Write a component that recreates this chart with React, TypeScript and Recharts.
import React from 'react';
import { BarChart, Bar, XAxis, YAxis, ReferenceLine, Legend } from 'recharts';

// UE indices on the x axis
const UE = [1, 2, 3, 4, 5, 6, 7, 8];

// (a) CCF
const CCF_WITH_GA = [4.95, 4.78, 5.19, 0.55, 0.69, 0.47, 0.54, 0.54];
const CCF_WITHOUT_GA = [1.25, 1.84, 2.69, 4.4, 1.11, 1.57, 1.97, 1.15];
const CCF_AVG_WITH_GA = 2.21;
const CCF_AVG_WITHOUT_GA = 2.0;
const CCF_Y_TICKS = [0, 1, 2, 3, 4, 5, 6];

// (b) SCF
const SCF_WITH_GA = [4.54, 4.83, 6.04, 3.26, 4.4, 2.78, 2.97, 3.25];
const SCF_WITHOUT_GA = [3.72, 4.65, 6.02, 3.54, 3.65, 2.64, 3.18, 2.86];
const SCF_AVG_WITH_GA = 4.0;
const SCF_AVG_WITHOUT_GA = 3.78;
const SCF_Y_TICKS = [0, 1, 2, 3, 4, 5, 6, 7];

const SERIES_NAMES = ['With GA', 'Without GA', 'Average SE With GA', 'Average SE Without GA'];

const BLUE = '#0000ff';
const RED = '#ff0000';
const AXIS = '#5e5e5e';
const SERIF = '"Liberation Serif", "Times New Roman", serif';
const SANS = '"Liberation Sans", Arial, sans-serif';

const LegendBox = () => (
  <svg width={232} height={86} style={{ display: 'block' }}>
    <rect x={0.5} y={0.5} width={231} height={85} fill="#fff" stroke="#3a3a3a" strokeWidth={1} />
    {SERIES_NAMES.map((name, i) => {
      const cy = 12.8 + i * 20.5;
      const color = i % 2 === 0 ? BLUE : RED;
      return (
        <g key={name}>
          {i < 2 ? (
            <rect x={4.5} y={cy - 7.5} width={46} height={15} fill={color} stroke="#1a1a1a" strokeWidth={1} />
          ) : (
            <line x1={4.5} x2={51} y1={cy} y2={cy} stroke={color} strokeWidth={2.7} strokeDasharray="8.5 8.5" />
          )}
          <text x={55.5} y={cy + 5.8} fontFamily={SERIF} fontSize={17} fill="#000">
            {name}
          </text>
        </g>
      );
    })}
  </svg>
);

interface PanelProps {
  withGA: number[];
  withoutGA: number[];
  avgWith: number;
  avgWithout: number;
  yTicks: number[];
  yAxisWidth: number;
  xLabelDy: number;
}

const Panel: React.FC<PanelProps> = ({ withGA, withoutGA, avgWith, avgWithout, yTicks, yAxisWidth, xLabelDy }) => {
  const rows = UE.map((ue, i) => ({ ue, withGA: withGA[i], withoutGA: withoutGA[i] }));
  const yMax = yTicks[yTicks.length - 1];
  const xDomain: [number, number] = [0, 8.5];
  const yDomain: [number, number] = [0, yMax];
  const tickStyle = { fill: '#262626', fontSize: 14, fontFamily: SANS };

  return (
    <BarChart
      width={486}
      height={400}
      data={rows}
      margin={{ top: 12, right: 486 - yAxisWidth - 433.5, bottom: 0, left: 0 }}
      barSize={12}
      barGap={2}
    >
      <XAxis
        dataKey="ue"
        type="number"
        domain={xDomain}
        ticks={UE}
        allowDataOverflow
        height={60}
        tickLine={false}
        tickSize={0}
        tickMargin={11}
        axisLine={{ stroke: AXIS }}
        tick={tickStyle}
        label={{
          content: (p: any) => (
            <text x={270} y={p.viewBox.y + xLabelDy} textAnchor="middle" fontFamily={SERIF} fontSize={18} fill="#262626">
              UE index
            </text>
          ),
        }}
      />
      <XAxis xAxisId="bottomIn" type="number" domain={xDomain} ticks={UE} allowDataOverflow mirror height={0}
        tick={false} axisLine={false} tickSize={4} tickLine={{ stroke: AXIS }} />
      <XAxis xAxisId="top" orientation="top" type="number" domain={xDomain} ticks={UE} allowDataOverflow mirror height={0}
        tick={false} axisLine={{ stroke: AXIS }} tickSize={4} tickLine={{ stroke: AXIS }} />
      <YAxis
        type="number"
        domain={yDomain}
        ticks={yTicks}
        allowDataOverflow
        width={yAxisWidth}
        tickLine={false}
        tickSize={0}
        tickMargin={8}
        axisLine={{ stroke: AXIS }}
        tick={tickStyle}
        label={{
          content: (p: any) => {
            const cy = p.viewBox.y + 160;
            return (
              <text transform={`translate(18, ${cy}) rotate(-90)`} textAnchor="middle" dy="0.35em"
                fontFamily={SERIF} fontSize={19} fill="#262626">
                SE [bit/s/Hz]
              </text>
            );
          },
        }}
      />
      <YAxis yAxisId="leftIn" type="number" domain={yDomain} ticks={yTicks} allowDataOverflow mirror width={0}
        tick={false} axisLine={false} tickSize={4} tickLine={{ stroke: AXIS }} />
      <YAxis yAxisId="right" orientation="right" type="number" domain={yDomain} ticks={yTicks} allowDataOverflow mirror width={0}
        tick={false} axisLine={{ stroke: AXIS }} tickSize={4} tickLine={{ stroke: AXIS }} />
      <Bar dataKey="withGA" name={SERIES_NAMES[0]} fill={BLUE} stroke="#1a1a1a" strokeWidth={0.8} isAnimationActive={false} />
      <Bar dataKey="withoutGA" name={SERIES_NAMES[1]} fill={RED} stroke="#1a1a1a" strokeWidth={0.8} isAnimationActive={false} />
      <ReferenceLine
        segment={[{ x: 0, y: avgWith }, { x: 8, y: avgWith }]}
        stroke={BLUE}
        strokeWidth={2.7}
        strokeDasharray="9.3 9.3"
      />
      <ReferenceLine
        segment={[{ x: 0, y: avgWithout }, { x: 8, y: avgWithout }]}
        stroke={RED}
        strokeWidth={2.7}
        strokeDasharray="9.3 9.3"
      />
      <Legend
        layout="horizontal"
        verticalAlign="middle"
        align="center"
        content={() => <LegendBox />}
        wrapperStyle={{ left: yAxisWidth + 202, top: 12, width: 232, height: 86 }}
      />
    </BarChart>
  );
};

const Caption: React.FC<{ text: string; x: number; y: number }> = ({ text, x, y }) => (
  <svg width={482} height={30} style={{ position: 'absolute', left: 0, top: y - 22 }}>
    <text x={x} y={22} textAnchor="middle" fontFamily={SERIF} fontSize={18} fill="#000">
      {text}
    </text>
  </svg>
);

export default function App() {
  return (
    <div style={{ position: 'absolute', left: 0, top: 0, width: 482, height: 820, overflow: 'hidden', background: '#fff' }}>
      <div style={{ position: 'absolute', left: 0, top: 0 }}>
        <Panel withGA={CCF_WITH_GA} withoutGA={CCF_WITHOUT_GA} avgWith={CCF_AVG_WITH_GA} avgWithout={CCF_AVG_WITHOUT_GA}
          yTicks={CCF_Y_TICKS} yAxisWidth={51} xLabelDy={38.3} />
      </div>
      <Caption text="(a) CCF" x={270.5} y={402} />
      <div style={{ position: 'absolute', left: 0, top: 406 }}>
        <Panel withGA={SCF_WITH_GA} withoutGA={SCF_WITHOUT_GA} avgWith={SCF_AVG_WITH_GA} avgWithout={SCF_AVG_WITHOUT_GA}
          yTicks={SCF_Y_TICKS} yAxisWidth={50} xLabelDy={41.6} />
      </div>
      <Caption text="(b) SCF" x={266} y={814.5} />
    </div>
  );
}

################

• Problem statement: Quote the data above verbatim from its first line to the line that includes "const CCF_Y_TICKS = [0, 1, 2, 3, 4, 5, 6];", with both boundary lines retained.

• Answer to the exercise:
Write a component that recreates this chart with React, TypeScript and Recharts.
import React from 'react';
import { BarChart, Bar, XAxis, YAxis, ReferenceLine, Legend } from 'recharts';

// UE indices on the x axis
const UE = [1, 2, 3, 4, 5, 6, 7, 8];

// (a) CCF
const CCF_WITH_GA = [4.95, 4.78, 5.19, 0.55, 0.69, 0.47, 0.54, 0.54];
const CCF_WITHOUT_GA = [1.25, 1.84, 2.69, 4.4, 1.11, 1.57, 1.97, 1.15];
const CCF_AVG_WITH_GA = 2.21;
const CCF_AVG_WITHOUT_GA = 2.0;
const CCF_Y_TICKS = [0, 1, 2, 3, 4, 5, 6];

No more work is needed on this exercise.